Sarah Shourd (arrested about a year ago for wandering over the Iraq/Iran border with her two male companions) has been released by Iran on $500,000 "bail."  The exact circumstances surrounding this release and the future disposition of this case are confusing, much like the country Iran.  See here. The questions that I would like to have answered by our media would be:

- How much was this "bail"?  Was it the full amount or just 10% as is customary in the United States?
- Who paid this money and under what conditions?
- Must Ms. Shourd return to Iran for her trial ... or if she does not return will this money be lost?

However, my primary purpose here is to decry the American press's continued blind acceptance of the semantics of our antagonists.  I strongly suspect that this money paid to the Iranians is really a ransom ... particularly if Ms. Shourd is to leave Iran and not return.  And if this is a ransom payment, then I also condemn our naive press then giving Iran credit for compassion when it is really blatant and dastardly greed.

Monday, September 13, 2010

Flagging Democracy

My two children went to school in Amherst, Massachusetts and I realized, even back then, that tinfoil hats were a hot item there. My white son, in his youthful liberal zeal, tried to join a black students’ group and was told to “take a hike.” He also wore a Pravda tee shirt to his graduation.

Now, thankfully he is older and wiser, but it seems that the Amherst ivory-tower dingbats have gotten even more loopy. A year or so back the Amherst Town Meeting voted to invite Gitmo detainees to relocate there. Even a very liberal friend of my daughter (and UMass graduate), who lives with her family in nearby Belchertown, was rightfully incensed at this decision.

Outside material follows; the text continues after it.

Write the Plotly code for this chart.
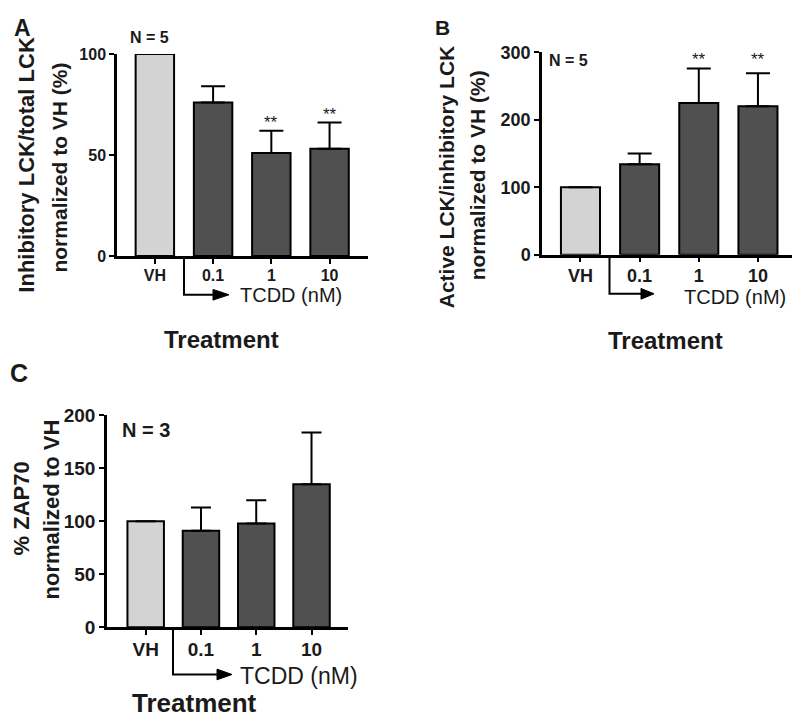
import plotly.graph_objects as go

W, H = 800, 727
OFF = 8  # the page body margin shifts the figure by this much

categories = ["VH", "0.1", "1", "10"]

# panel A: inhibitory LCK / total LCK
a_mean = [100, 76, 51, 53]
a_err = [None, 8, 11, 13]
a_sig = ["", "", "**", "**"]

# panel B: active LCK / inhibitory LCK
b_mean = [100, 134, 225, 220]
b_err = [None, 16, 51, 49]
b_sig = ["", "", "**", "**"]

# panel C: ZAP70
c_mean = [100, 91, 98, 135]
c_err = [None, 22, 22, 49]

FONT = "Liberation Sans, Arial, sans-serif"
TXT = "#1a1a1a"
bar_colors = ["#d3d3d3", "#505050", "#505050", "#505050"]


def px(x):
    return (x - OFF) / W


def py(y):
    return 1 - (y - OFF) / H


def bar_trace(mean, err, xa, ya, cap):
    return go.Bar(
        x=categories, y=mean, xaxis=xa, yaxis=ya, width=0.66,
        marker=dict(color=bar_colors, line=dict(color="black", width=2)),
        error_y=dict(type="data", symmetric=False, array=err,
                     arrayminus=[0] * len(mean), color="black",
                     thickness=2, width=cap),
        showlegend=False, hoverinfo="skip",
    )


fig = go.Figure()
fig.add_trace(bar_trace(a_mean, a_err, "x", "y", 12))
fig.add_trace(bar_trace(b_mean, b_err, "x2", "y2", 12))
fig.add_trace(bar_trace(c_mean, c_err, "x3", "y3", 10))


def xaxis(domain, rng, size, anchor):
    return dict(domain=domain, type="category", range=rng, showline=True,
                linecolor="black", linewidth=2.5, ticks="outside", ticklen=5,
                tickwidth=2, tickcolor="black", showgrid=False, zeroline=False,
                ticklabelstandoff=-2, anchor=anchor,
                tickfont=dict(family=FONT, size=size, color=TXT, weight="bold"))


def yaxis(domain, rng, dtick, size, anchor):
    return dict(domain=domain, range=rng, dtick=dtick, showline=True,
                linecolor="black", linewidth=2.5, ticks="outside", ticklen=5,
                tickwidth=2, tickcolor="black", showgrid=False, zeroline=False,
                anchor=anchor,
                tickfont=dict(family=FONT, size=size, color=TXT, weight="bold"))


fig.update_layout(
    width=W, height=H, margin=dict(l=0, r=0, t=0, b=0),
    plot_bgcolor="white", paper_bgcolor="white",
    xaxis=xaxis([px(117), px(368)], [-0.65, 3.66], 16, "y"),
    xaxis2=xaxis([px(542), px(797)], [-0.65, 3.66], 18, "y2"),
    xaxis3=xaxis([px(107), px(348)], [-0.70, 3.66], 19, "y3"),
    yaxis=yaxis([py(253), py(45)], [0, 100], 50, 16, "x"),
    yaxis2=yaxis([py(251.7), py(43.3)], [0, 300], 100, 18, "x2"),
    yaxis3=yaxis([py(635.3), py(417.3)], [0, 200], 50, 19, "x3"),
    font=dict(family=FONT, color=TXT),
)


def label(x, y, text, size, bold=True, angle=0):
    t = "<b>" + text + "</b>" if bold else text
    fig.add_annotation(x=px(x), y=py(y), xref="paper", yref="paper",
                       text=t, showarrow=False, textangle=angle,
                       xanchor="center", yanchor="middle",
                       font=dict(family=FONT, size=size, color=TXT))


# panel letters
label(22, 18, "A", 23)
label(442, 18, "B", 21)
label(19, 374, "C", 25)

# N labels
label(149, 28, "N = 5", 16)
label(568, 52, "N = 5", 16)
label(146, 432, "N = 3", 20)

# y titles
label(27, 159, "Inhibitory LCK/total LCK", 22, angle=-90)
label(60, 162, "normalized to VH (%)", 21, angle=-90)
label(446, 172, "Active LCK/inhibitory LCK", 21, angle=-90)
label(477, 170, "normalized to VH (%)", 21, angle=-90)
label(21, 513, "% ZAP70", 22, angle=-90)
label(51, 514, "normalized to VH", 22, angle=-90)

# x titles
label(291, 293, "TCDD (nM)", 20, bold=False)
label(735, 295, "TCDD (nM)", 20, bold=False)
label(299, 686, "TCDD (nM)", 23, bold=False)
label(221, 339, "Treatment", 24)
label(665, 340, "Treatment", 24)
label(194, 713, "Treatment", 26)


# treatment arrows
def arrow(x0, y0, y1, x1, tip):
    path = "M {} {} L {} {} L {} {}".format(px(x0), py(y0), px(x0), py(y1), px(x1), py(y1))
    fig.add_shape(type="path", path=path, xref="paper", yref="paper",
                  line=dict(color="black", width=2))
    tri = "M {} {} L {} {} L {} {} Z".format(px(x1 - 2), py(y1 - 5.5), px(tip), py(y1),
                                              px(x1 - 2), py(y1 + 5.5))
    fig.add_shape(type="path", path=tri, xref="paper", yref="paper",
                  fillcolor="black", line=dict(color="black", width=1))


arrow(184, 253, 293, 215, 229)
arrow(609.5, 252, 292, 643, 654)
arrow(173, 636, 684, 219, 232)

# significance marks
for i, s in enumerate(a_sig):
    if s:
        fig.add_annotation(x=i, y=a_mean[i] + a_err[i], xref="x", yref="y",
                           text=s, showarrow=False, yanchor="bottom", yshift=-3,
                           font=dict(family=FONT, size=17, color=TXT))
b_top = max(m + e for m, e in zip(b_mean, b_err) if e is not None)
for i, s in enumerate(b_sig):
    if s:
        fig.add_annotation(x=i, y=b_top, xref="x2", yref="y2",
                           text=s, showarrow=False, yanchor="bottom", yshift=-3,
                           font=dict(family=FONT, size=17, color=TXT))

fig.write_html("out.html")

Now this same town’s Board of Selectmen recently decided that it was “inappropriate” to fly the American flag there to honor the anniversary of 9/11. I therefore believe that it is equally inappropriate to spend any more of our Massachusetts tax monies as viand for the fuzzy-brained skittering cockroaches in this town who call themselves professors. Perhaps we can even ask them to start educating our children instead of indoctrinating them.  What say you?

Friday, September 10, 2010

Buddha's Pest


It's a good thing that the followers of Buddha are a peaceful lot.  Otherwise imagine what would have happened when the Taliban (whom I recall are Muslims) in Afghanistan destroyed the gigantic statue of Buddha there about ten years ago.  Watch it happen here.

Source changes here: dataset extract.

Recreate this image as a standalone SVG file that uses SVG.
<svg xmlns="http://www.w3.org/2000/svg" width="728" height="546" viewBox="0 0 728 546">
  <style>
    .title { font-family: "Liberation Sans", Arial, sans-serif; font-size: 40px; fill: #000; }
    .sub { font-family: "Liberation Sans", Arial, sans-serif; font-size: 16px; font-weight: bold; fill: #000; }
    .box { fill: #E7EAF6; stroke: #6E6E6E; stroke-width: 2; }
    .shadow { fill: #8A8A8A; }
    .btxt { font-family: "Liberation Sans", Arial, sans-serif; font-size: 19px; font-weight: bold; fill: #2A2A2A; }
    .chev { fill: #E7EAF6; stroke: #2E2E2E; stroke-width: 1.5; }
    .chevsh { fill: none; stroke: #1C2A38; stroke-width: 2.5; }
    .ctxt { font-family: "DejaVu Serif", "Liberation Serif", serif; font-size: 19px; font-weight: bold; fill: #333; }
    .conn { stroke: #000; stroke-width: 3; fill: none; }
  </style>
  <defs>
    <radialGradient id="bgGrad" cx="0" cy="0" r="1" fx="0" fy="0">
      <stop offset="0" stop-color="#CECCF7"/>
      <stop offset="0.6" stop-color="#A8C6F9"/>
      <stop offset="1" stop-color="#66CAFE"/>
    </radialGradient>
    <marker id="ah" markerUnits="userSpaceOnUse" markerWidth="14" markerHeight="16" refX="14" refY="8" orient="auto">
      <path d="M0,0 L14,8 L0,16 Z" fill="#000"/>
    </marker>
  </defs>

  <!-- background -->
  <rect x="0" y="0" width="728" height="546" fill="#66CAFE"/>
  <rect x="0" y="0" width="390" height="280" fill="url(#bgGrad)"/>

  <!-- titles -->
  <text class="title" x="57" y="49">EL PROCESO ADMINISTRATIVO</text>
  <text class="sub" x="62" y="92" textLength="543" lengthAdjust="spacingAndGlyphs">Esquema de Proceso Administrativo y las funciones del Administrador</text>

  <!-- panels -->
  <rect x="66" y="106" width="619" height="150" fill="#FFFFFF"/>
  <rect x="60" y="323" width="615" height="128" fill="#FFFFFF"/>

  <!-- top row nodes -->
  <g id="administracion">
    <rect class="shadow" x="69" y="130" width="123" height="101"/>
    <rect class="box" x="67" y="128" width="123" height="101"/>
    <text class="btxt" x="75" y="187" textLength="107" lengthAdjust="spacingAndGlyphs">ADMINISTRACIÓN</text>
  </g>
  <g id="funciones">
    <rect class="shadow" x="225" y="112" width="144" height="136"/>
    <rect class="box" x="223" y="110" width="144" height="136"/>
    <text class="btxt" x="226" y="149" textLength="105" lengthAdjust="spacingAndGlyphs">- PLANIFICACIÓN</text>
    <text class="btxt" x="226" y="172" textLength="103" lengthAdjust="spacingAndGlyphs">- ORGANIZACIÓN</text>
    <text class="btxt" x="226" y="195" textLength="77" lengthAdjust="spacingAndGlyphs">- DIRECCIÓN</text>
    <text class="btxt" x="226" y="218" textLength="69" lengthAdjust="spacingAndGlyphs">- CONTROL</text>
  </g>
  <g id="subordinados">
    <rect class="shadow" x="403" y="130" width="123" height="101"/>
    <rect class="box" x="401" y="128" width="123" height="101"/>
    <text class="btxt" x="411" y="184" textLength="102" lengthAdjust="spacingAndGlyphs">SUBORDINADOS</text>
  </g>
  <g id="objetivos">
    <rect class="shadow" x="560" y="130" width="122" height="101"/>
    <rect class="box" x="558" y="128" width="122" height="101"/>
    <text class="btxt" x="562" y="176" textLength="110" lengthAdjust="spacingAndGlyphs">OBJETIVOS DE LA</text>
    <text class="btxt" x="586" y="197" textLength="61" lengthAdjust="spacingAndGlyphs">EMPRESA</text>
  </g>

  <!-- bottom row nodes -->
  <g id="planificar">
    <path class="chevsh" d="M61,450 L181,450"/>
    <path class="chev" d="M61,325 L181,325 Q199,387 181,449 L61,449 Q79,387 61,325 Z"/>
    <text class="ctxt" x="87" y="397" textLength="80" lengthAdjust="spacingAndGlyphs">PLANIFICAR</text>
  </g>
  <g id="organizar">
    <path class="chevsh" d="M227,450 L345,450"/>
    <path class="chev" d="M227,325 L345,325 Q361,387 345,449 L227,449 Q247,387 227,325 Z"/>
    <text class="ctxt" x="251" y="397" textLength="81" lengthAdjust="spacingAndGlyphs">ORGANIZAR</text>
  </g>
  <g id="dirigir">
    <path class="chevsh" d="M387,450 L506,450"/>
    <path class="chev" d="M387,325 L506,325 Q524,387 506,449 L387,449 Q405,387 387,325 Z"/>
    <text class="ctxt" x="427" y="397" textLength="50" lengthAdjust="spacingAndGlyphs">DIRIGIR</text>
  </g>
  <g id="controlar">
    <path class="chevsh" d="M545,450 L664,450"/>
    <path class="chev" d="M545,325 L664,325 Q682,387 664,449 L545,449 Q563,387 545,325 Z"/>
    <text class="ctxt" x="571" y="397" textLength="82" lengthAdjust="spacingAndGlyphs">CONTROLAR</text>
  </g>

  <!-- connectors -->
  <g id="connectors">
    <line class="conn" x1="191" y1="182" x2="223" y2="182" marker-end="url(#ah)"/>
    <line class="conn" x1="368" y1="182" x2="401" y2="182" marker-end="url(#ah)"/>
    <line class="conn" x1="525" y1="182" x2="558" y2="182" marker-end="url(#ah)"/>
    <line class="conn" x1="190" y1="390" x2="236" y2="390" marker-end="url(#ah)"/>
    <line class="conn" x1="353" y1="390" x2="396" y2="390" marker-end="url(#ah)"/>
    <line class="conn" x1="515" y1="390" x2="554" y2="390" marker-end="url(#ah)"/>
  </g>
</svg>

As they say, everything in life is relative.

Peck’s Bad Boys


When I was a naughty child, my grandmother would often call me “Peck’s bad boy,” an impish character from early dime novels … or “skeezicks,” an equally mischievous character from the “Uncle Wiggily” series of children’s books. I don’t recall being that puckish, but clearly I was getting under her skin. And my punishment was often mild and loving.

Today we have grown-up versions of Peck’s bad boy populating what remains of our newspapers and the wall-to-wall frenetic coverage on our cable news networks. These recent headline grabbers, Reverend Terry Jones of the threatened Koran-burning, and Imam Faisal Abdul Rauf of the Ground Zero mosque are annoying 15-minute-of-famers who I would prefer not intruding into my life. They are ticks sucking on the juices of our world’s popular culture, much like Lady Gaga, Al Sharpton, and that bloated comb-over of a tick, Donald Trump, who couldn’t resist entering the current 9/11 mosque fray.

I kind of wish my grandmother could return and make them all sit in the corner.

Wednesday, September 08, 2010

A Message ...


to Obama, Biden, Reid, Pelosi, those in Congress, all the POTUS's advisers, and those Republicans about to be elected in November ... the thing on the right is an elbow.